Avengers is a large and active fandom featuring, in my sense of it, a generally older demographic of writers and a higher quality of work than something like Lord of the Rings, possibly because the modern setting is familiar to writers, and because Tolkien’s high-fantasy elevated tone is more difficult to reproduce. This makes it an interesting body of work to examine for narrative trends, although I cannot claim that this is any attempt at a comprehensive study. These particular reflections have been arrived at by the not entirely scientific process of reading about two-thirds of the fics on the first twenty pages of the “Avengers (Marvel) – all media types” section of Archive Of Our Own, sorted in descending order of kudos.

Explorations with setting and plot have some common threads: a large proportion of fics place the Avengers either in the Avengers Tower (modelled on Stark Tower in the films, and foreshadowed by the lone “A” remaining on the building after the Chitauri battle) or in the mansion featured in many of the comic versions. This is inevitable given the relationship-focus of much fanfic, and the opportunity to explore interactions in a shared environment, and many of these fics are sophisticated character pieces as well as operating in many cases as domestic comedy. The science fiction/magical elements which coexist in the Marvel canon also enable many of the common fan motifs which shadow and intensify the drive towards intimacy, so telepathy, time travel, disembodiment, de-aging, curses and that perennial favourite, sex pollen, are recurring features. In addition, many fics exhibit a savvy awareness of contemporary media culture and the interaction of the superheroes with tabloid and other media versions of their activities, which allows in some cases sophisticated play with enforced intimacy motifs, romance-genre expectation, and a self-conscious association between slash and social justice.
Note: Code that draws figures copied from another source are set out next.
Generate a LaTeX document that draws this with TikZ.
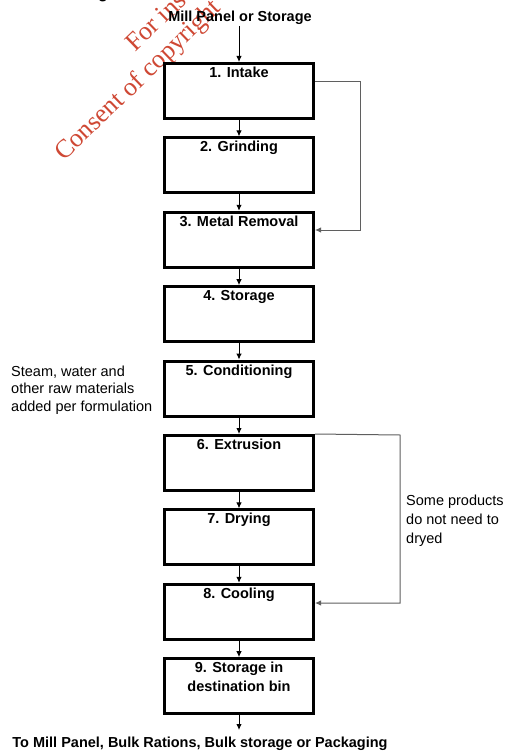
\documentclass[tikz,border=0pt]{standalone}
\usepackage{fontspec}
\setmainfont{Liberation Sans}
\newfontfamily\wmfont{Liberation Serif}
\usetikzlibrary{arrows.meta}
\definecolor{wmred}{RGB}{207,72,52}
\definecolor{linkgray}{RGB}{95,95,95}
\newcommand\stagetext[1]{\parbox[c][49pt][t]{140pt}{\centering\rule{0pt}{11pt}#1}}
\begin{document}
\begin{tikzpicture}[x=1pt,y=-1pt,
  txt/.style={font=\fontsize{14.5pt}{17.5pt}\selectfont, inner sep=0pt},
  boldtxt/.style={font=\fontsize{14.5pt}{17.5pt}\selectfont\bfseries, inner sep=0pt},
  stagebox/.style={draw, line width=3pt, fill=white, inner sep=0pt,
    minimum width=149pt, minimum height=55pt,
    font=\fontsize{14.5pt}{19pt}\selectfont\bfseries},
  flow/.style={line width=1pt, -{Latex[length=6pt,width=5.5pt]}},
  bypass/.style={line width=1pt, draw=linkgray, -{Latex[length=6pt,width=5.5pt]}},
  watermark/.style={font=\wmfont\fontsize{26pt}{26pt}\selectfont, text=wmred,
    rotate=44, anchor=base west, inner sep=0pt}]
\useasboundingbox (0,0) rectangle (504,751);
\fill[white] (0,0) rectangle (504,751);

% watermark and heading remnant, cut off at the top edge
\begin{scope}
  \clip (0,0) rectangle (504,751);
  \node[watermark] (wm1) at (135,53) {For ins};
  \node[watermark] (wm2) at (64,162) {Consent of copyright};
  \node[font=\fontsize{16pt}{16pt}\selectfont\bfseries, anchor=base, inner sep=0pt] (head) at (103,-1) {g};
\end{scope}

% process stages
\foreach \i/\lab in {1/1. Intake, 2/2. Grinding, 3/3. Metal Removal, 4/4. Storage,
    5/5. Conditioning, 6/6. Extrusion, 7/7. Drying, 8/8. Cooling,
    9/{9. Storage in\\destination bin}}
  \node[stagebox] (s\i) at (239,{91+74.4*(\i-1)}) {\stagetext{\lab}};

% source and destination
\node[boldtxt, anchor=base] (src) at (240,22) {Mill Panel or Storage};
\node[boldtxt, anchor=base] (dst) at (200,747) {To Mill Panel, Bulk Rations, Bulk storage or Packaging};

% side notes
\node[txt, anchor=base west] (note1) at (11,376)
  {\parbox[t]{160pt}{\baselineskip=17.5pt Steam, water and\\other raw materials\\added per formulation}};
\node[txt, anchor=base west] (note2) at (406,505)
  {\parbox[t]{100pt}{\baselineskip=19pt Some products\\do not need to\\dryed}};

% main flow
\coordinate (in) at (239,26);
\draw[flow] (in) -- (s1.north);
\foreach \a/\b in {1/2,2/3,3/4,4/5,5/6,6/7,7/8,8/9}
  \draw[flow] (s\a.south) -- (s\b.north);
\coordinate (out) at (239,730);
\draw[flow] (s9.south) -- (out);

% bypass routes
\coordinate (r1) at (360,82);
\coordinate (r2) at (360,230);
\draw[bypass] (s1.east |- r1) -- (r1) -- (r2) -- (s3.east |- r2);
\coordinate (r3) at (400,435);
\coordinate (r4) at (400,603);
\draw[bypass] (s6.north east) -- (r3) -- (r4) -- (s8.east |- r4);
\end{tikzpicture}
\end{document}
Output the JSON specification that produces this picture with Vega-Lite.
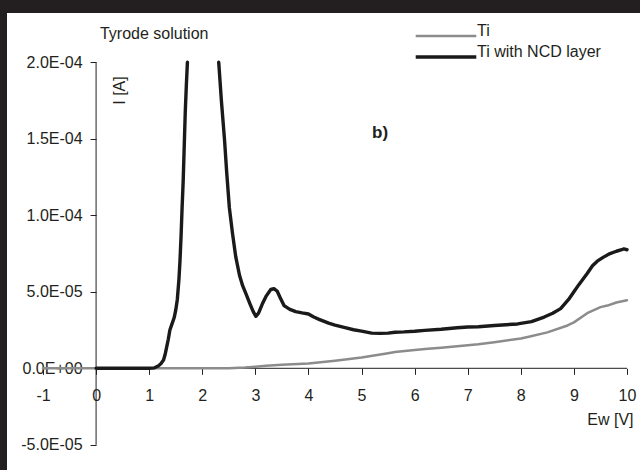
{
  "$schema": "https://vega.github.io/schema/vega-lite/v6.json",
  "width": 633,
  "height": 457,
  "autosize": {"type": "none"},
  "padding": {"left": 7, "top": 13, "right": 0, "bottom": 0},
  "background": "#231f20",
  "config": {"view": {"fill": "white", "stroke": null}, "font": "Liberation Sans"},
  "datasets": {
    "curves": [
      {"series": "Ti", "seg": "t", "V": -1, "I": 0},
      {"series": "Ti", "seg": "t", "V": 0, "I": 0},
      {"series": "Ti", "seg": "t", "V": 1, "I": 0},
      {"series": "Ti", "seg": "t", "V": 2, "I": 0},
      {"series": "Ti", "seg": "t", "V": 2.5, "I": 0},
      {"series": "Ti", "seg": "t", "V": 2.8, "I": 0.0000005},
      {"series": "Ti", "seg": "t", "V": 3.0, "I": 0.0000010},
      {"series": "Ti", "seg": "t", "V": 3.2, "I": 0.0000016},
      {"series": "Ti", "seg": "t", "V": 3.5, "I": 0.0000023},
      {"series": "Ti", "seg": "t", "V": 4.0, "I": 0.0000032},
      {"series": "Ti", "seg": "t", "V": 4.5, "I": 0.0000050},
      {"series": "Ti", "seg": "t", "V": 5.0, "I": 0.0000070},
      {"series": "Ti", "seg": "t", "V": 5.5, "I": 0.0000098},
      {"series": "Ti", "seg": "t", "V": 5.63, "I": 0.0000106},
      {"series": "Ti", "seg": "t", "V": 6.0, "I": 0.0000120},
      {"series": "Ti", "seg": "t", "V": 6.25, "I": 0.0000128},
      {"series": "Ti", "seg": "t", "V": 6.5, "I": 0.0000135},
      {"series": "Ti", "seg": "t", "V": 7.0, "I": 0.0000150},
      {"series": "Ti", "seg": "t", "V": 7.2, "I": 0.0000157},
      {"series": "Ti", "seg": "t", "V": 7.5, "I": 0.0000170},
      {"series": "Ti", "seg": "t", "V": 8.0, "I": 0.0000195},
      {"series": "Ti", "seg": "t", "V": 8.13, "I": 0.0000205},
      {"series": "Ti", "seg": "t", "V": 8.5, "I": 0.0000235},
      {"series": "Ti", "seg": "t", "V": 8.88, "I": 0.0000280},
      {"series": "Ti", "seg": "t", "V": 9.0, "I": 0.0000300},
      {"series": "Ti", "seg": "t", "V": 9.25, "I": 0.0000360},
      {"series": "Ti", "seg": "t", "V": 9.5, "I": 0.0000400},
      {"series": "Ti", "seg": "t", "V": 9.63, "I": 0.0000410},
      {"series": "Ti", "seg": "t", "V": 9.8, "I": 0.0000430},
      {"series": "Ti", "seg": "t", "V": 10.0, "I": 0.0000445},
      {"series": "Ti with NCD layer", "seg": "a", "V": 0, "I": 0},
      {"series": "Ti with NCD layer", "seg": "a", "V": 0.5, "I": 0},
      {"series": "Ti with NCD layer", "seg": "a", "V": 1.0, "I": 0},
      {"series": "Ti with NCD layer", "seg": "a", "V": 1.1, "I": 0.0000003},
      {"series": "Ti with NCD layer", "seg": "a", "V": 1.17, "I": 0.0000015},
      {"series": "Ti with NCD layer", "seg": "a", "V": 1.22, "I": 0.0000030},
      {"series": "Ti with NCD layer", "seg": "a", "V": 1.27, "I": 0.0000054},
      {"series": "Ti with NCD layer", "seg": "a", "V": 1.30, "I": 0.0000090},
      {"series": "Ti with NCD layer", "seg": "a", "V": 1.33, "I": 0.0000140},
      {"series": "Ti with NCD layer", "seg": "a", "V": 1.36, "I": 0.0000190},
      {"series": "Ti with NCD layer", "seg": "a", "V": 1.39, "I": 0.0000250},
      {"series": "Ti with NCD layer", "seg": "a", "V": 1.43, "I": 0.0000290},
      {"series": "Ti with NCD layer", "seg": "a", "V": 1.47, "I": 0.0000330},
      {"series": "Ti with NCD layer", "seg": "a", "V": 1.50, "I": 0.0000380},
      {"series": "Ti with NCD layer", "seg": "a", "V": 1.53, "I": 0.0000450},
      {"series": "Ti with NCD layer", "seg": "a", "V": 1.56, "I": 0.0000580},
      {"series": "Ti with NCD layer", "seg": "a", "V": 1.58, "I": 0.0000700},
      {"series": "Ti with NCD layer", "seg": "a", "V": 1.60, "I": 0.0000860},
      {"series": "Ti with NCD layer", "seg": "a", "V": 1.62, "I": 0.0001050},
      {"series": "Ti with NCD layer", "seg": "a", "V": 1.64, "I": 0.0001220},
      {"series": "Ti with NCD layer", "seg": "a", "V": 1.66, "I": 0.0001450},
      {"series": "Ti with NCD layer", "seg": "a", "V": 1.68, "I": 0.0001680},
      {"series": "Ti with NCD layer", "seg": "a", "V": 1.70, "I": 0.0001850},
      {"series": "Ti with NCD layer", "seg": "a", "V": 1.72, "I": 0.0002000},
      {"series": "Ti with NCD layer", "seg": "b", "V": 2.31, "I": 0.0002000},
      {"series": "Ti with NCD layer", "seg": "b", "V": 2.36, "I": 0.0001750},
      {"series": "Ti with NCD layer", "seg": "b", "V": 2.42, "I": 0.0001490},
      {"series": "Ti with NCD layer", "seg": "b", "V": 2.46, "I": 0.0001280},
      {"series": "Ti with NCD layer", "seg": "b", "V": 2.51, "I": 0.0001050},
      {"series": "Ti with NCD layer", "seg": "b", "V": 2.57, "I": 0.0000880},
      {"series": "Ti with NCD layer", "seg": "b", "V": 2.63, "I": 0.0000730},
      {"series": "Ti with NCD layer", "seg": "b", "V": 2.70, "I": 0.0000610},
      {"series": "Ti with NCD layer", "seg": "b", "V": 2.76, "I": 0.0000540},
      {"series": "Ti with NCD layer", "seg": "b", "V": 2.82, "I": 0.0000490},
      {"series": "Ti with NCD layer", "seg": "b", "V": 2.90, "I": 0.0000420},
      {"series": "Ti with NCD layer", "seg": "b", "V": 2.96, "I": 0.0000370},
      {"series": "Ti with NCD layer", "seg": "b", "V": 3.01, "I": 0.0000340},
      {"series": "Ti with NCD layer", "seg": "b", "V": 3.06, "I": 0.0000360},
      {"series": "Ti with NCD layer", "seg": "b", "V": 3.13, "I": 0.0000420},
      {"series": "Ti with NCD layer", "seg": "b", "V": 3.20, "I": 0.0000470},
      {"series": "Ti with NCD layer", "seg": "b", "V": 3.29, "I": 0.0000515},
      {"series": "Ti with NCD layer", "seg": "b", "V": 3.35, "I": 0.0000520},
      {"series": "Ti with NCD layer", "seg": "b", "V": 3.41, "I": 0.0000505},
      {"series": "Ti with NCD layer", "seg": "b", "V": 3.47, "I": 0.0000460},
      {"series": "Ti with NCD layer", "seg": "b", "V": 3.54, "I": 0.0000410},
      {"series": "Ti with NCD layer", "seg": "b", "V": 3.65, "I": 0.0000385},
      {"series": "Ti with NCD layer", "seg": "b", "V": 3.76, "I": 0.0000370},
      {"series": "Ti with NCD layer", "seg": "b", "V": 3.88, "I": 0.0000362},
      {"series": "Ti with NCD layer", "seg": "b", "V": 4.0, "I": 0.0000355},
      {"series": "Ti with NCD layer", "seg": "b", "V": 4.1, "I": 0.0000335},
      {"series": "Ti with NCD layer", "seg": "b", "V": 4.2, "I": 0.0000320},
      {"series": "Ti with NCD layer", "seg": "b", "V": 4.38, "I": 0.0000295},
      {"series": "Ti with NCD layer", "seg": "b", "V": 4.5, "I": 0.0000282},
      {"series": "Ti with NCD layer", "seg": "b", "V": 4.69, "I": 0.0000266},
      {"series": "Ti with NCD layer", "seg": "b", "V": 4.85, "I": 0.0000252},
      {"series": "Ti with NCD layer", "seg": "b", "V": 5.0, "I": 0.0000243},
      {"series": "Ti with NCD layer", "seg": "b", "V": 5.19, "I": 0.0000230},
      {"series": "Ti with NCD layer", "seg": "b", "V": 5.35, "I": 0.0000228},
      {"series": "Ti with NCD layer", "seg": "b", "V": 5.5, "I": 0.0000230},
      {"series": "Ti with NCD layer", "seg": "b", "V": 5.63, "I": 0.0000236},
      {"series": "Ti with NCD layer", "seg": "b", "V": 5.8, "I": 0.0000238},
      {"series": "Ti with NCD layer", "seg": "b", "V": 6.0, "I": 0.0000242},
      {"series": "Ti with NCD layer", "seg": "b", "V": 6.19, "I": 0.0000248},
      {"series": "Ti with NCD layer", "seg": "b", "V": 6.5, "I": 0.0000255},
      {"series": "Ti with NCD layer", "seg": "b", "V": 6.8, "I": 0.0000265},
      {"series": "Ti with NCD layer", "seg": "b", "V": 7.0, "I": 0.0000270},
      {"series": "Ti with NCD layer", "seg": "b", "V": 7.2, "I": 0.0000272},
      {"series": "Ti with NCD layer", "seg": "b", "V": 7.5, "I": 0.0000280},
      {"series": "Ti with NCD layer", "seg": "b", "V": 7.94, "I": 0.0000290},
      {"series": "Ti with NCD layer", "seg": "b", "V": 8.2, "I": 0.0000305},
      {"series": "Ti with NCD layer", "seg": "b", "V": 8.44, "I": 0.0000335},
      {"series": "Ti with NCD layer", "seg": "b", "V": 8.6, "I": 0.0000360},
      {"series": "Ti with NCD layer", "seg": "b", "V": 8.75, "I": 0.0000390},
      {"series": "Ti with NCD layer", "seg": "b", "V": 8.9, "I": 0.0000450},
      {"series": "Ti with NCD layer", "seg": "b", "V": 9.0, "I": 0.0000500},
      {"series": "Ti with NCD layer", "seg": "b", "V": 9.1, "I": 0.0000550},
      {"series": "Ti with NCD layer", "seg": "b", "V": 9.25, "I": 0.0000620},
      {"series": "Ti with NCD layer", "seg": "b", "V": 9.35, "I": 0.0000670},
      {"series": "Ti with NCD layer", "seg": "b", "V": 9.44, "I": 0.0000700},
      {"series": "Ti with NCD layer", "seg": "b", "V": 9.55, "I": 0.0000725},
      {"series": "Ti with NCD layer", "seg": "b", "V": 9.68, "I": 0.0000750},
      {"series": "Ti with NCD layer", "seg": "b", "V": 9.8, "I": 0.0000765},
      {"series": "Ti with NCD layer", "seg": "b", "V": 9.9, "I": 0.0000775},
      {"series": "Ti with NCD layer", "seg": "b", "V": 9.94, "I": 0.0000780},
      {"series": "Ti with NCD layer", "seg": "b", "V": 10.0, "I": 0.0000775}
    ]
  },
  "layer": [
    {
      "data": {"values": [{"axis": "y"}]},
      "mark": {"type": "rule", "color": "#231f20", "strokeWidth": 1},
      "encoding": {
        "x": {"datum": 0, "type": "quantitative", "scale": {"domain": [-1.67808, 10.24487], "nice": false, "zero": false}},
        "y": {"datum": -0.00005, "type": "quantitative", "scale": {"domain": [-0.000066471, 0.000232222], "nice": false, "zero": false}},
        "y2": {"datum": 0.0002}
      }
    },
    {
      "data": {"values": [{"axis": "x"}]},
      "mark": {"type": "rule", "color": "#231f20", "strokeWidth": 1},
      "encoding": {
        "x": {"datum": -1, "type": "quantitative", "scale": {"domain": [-1.67808, 10.24487], "nice": false, "zero": false}},
        "x2": {"datum": 10},
        "y": {"datum": 0, "type": "quantitative", "scale": {"domain": [-0.000066471, 0.000232222], "nice": false, "zero": false}}
      }
    },
    {
      "data": {"name": "curves"},
      "mark": {"type": "line", "strokeJoin": "round", "strokeCap": "round"},
      "encoding": {
        "x": {
          "field": "V", "type": "quantitative",
          "scale": {"domain": [-1.67808, 10.24487], "nice": false, "zero": false},
          "axis": {
            "values": [-1, 0, 1, 2, 3, 4, 5, 6, 7, 8, 9, 10],
            "domain": false, "grid": false, "offset": -101.7,
            "ticks": true, "tickSize": 6, "tickColor": "#231f20", "tickWidth": 1,
            "labelFontSize": 16, "labelColor": "#231f20", "labelPadding": 13,
            "labelFlush": false, "labelOverlap": false, "labelFont": "Liberation Sans",
            "labelExpr": "datum.value < 0 ? '-' + abs(datum.value) : '' + datum.value",
            "title": "Ew [V]", "titleFont": "Liberation Sans", "titleFontSize": 16, "titleFontWeight": "normal", "titleColor": "#231f20",
            "titleX": 626, "titleY": 51, "titleAlign": "right", "titleBaseline": "middle", "titleAnchor": null
          }
        },
        "y": {
          "field": "I", "type": "quantitative",
          "scale": {"domain": [-0.000066471, 0.000232222], "nice": false, "zero": false},
          "axis": {
            "values": [-0.00005, 0, 0.00005, 0.0001, 0.00015, 0.0002],
            "domain": false, "grid": false, "offset": -89.09,
            "ticks": true, "tickSize": 6, "tickColor": "#231f20", "tickWidth": 1,
            "labelFontSize": 16, "labelColor": "#231f20", "labelPadding": 8, "labelFont": "Liberation Sans",
            "labelFlush": false, "labelOverlap": false,
            "labelExpr": "datum.value > 0.00019 ? '2.0E-04' : datum.value > 0.00014 ? '1.5E-04' : datum.value > 0.00009 ? '1.0E-04' : datum.value > 0.00004 ? '5.0E-05' : datum.value > -0.00001 ? '0.0E+00' : '-5.0E-05'",
            "title": "I [A]", "titleFont": "Liberation Sans", "titleFontSize": 16, "titleFontWeight": "normal", "titleColor": "#231f20",
            "titleAngle": 270, "titleX": 23, "titleY": 77, "titleAlign": "center", "titleBaseline": "middle", "titleAnchor": null
          }
        },
        "color": {
          "field": "series", "type": "nominal",
          "scale": {"domain": ["Ti", "Ti with NCD layer"], "range": ["#8c8c8c", "#1a1a1a"]},
          "legend": {
            "orient": "none", "legendX": 431, "legendY": 15, "title": null, "padding": 0,
            "symbolType": "M-11.25,0H11.25", "symbolSize": 29, "symbolStrokeWidth": 2,
            "labelOffset": 23, "labelFontSize": 16, "labelFont": "Liberation Sans", "labelColor": "#231f20",
            "labelBaseline": "alphabetic", "rowPadding": 3
          }
        },
        "strokeWidth": {
          "field": "series", "type": "nominal",
          "scale": {"domain": ["Ti", "Ti with NCD layer"], "range": [2.5, 3.4]},
          "legend": null
        },
        "detail": {"field": "seg", "type": "nominal"}
      }
    },
    {
      "data": {"values": [{"label": "Tyrode solution"}]},
      "mark": {"type": "text", "align": "left", "baseline": "middle", "fontSize": 16, "font": "Liberation Sans", "color": "#231f20"},
      "encoding": {
        "x": {"datum": 0.073, "type": "quantitative", "scale": {"domain": [-1.67808, 10.24487], "nice": false, "zero": false}},
        "y": {"datum": 0.0002185, "type": "quantitative", "scale": {"domain": [-0.000066471, 0.000232222], "nice": false, "zero": false}},
        "text": {"field": "label"}
      }
    },
    {
      "data": {"values": [{"label": "b)"}]},
      "mark": {"type": "text", "align": "center", "baseline": "middle", "fontSize": 17, "fontWeight": "bold", "font": "Liberation Sans", "color": "#231f20"},
      "encoding": {
        "x": {"datum": 5.348, "type": "quantitative", "scale": {"domain": [-1.67808, 10.24487], "nice": false, "zero": false}},
        "y": {"datum": 0.0001538, "type": "quantitative", "scale": {"domain": [-0.000066471, 0.000232222], "nice": false, "zero": false}},
        "text": {"field": "label"}
      }
    }
  ]
}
The modern setting of the film is particularly enabling of crossover and alternate-universe versions, which once again foreground relationship development within the ensemble – there seems to be a recurring theme of “unpowered Avengers working in coffee-shops“, for example. AU high school or college versions also abound, an inevitability given not only the traditional age demographic of fanfic writers, but Marvel’s own tendency to re-invent its superheroes as younger versions even in canon. (See the Young Avengers and the Iron Man Armoured Adventures animated TV series, which is basically a high school AU).

As I say, slash predominates here, and not only because of the male/female ratio of the Avengers themselves. Heroic action is traditionally a male-dominated narrative, and the joyous homoeroticism of slash re-interpretations actively resists the film’s conformity to the heteronormative tenets of mainstream media. I am struck by the relatively high incidence of the Alpha/Omega subset of slash fic in the Avengers fanworks, which exaggerates and dramatises the masculinity of the film at the same time as it superimposes a hyperbolic sense of gender polarities onto the film’s male relationships. (Warning: if you click on that link out of mild interest, be advised that this stuff is at the seriously weird and dodgy-gender-political end of fan fiction, which is saying a lot).

Tag analysis (slightly misleading because of multiple-ship fictions and the inability of a tag to distinguish between central and background ships) suggests that slash ships in the Avengers fandom outnumber het ones slightly more than two to one. This certainly reflects the gender balance of the film universe’s main characters, but the pairings are not always the ones which leap obviously to the eye. I will undertake some more extensive analysis of specific ships and their popularity in the second part of this post.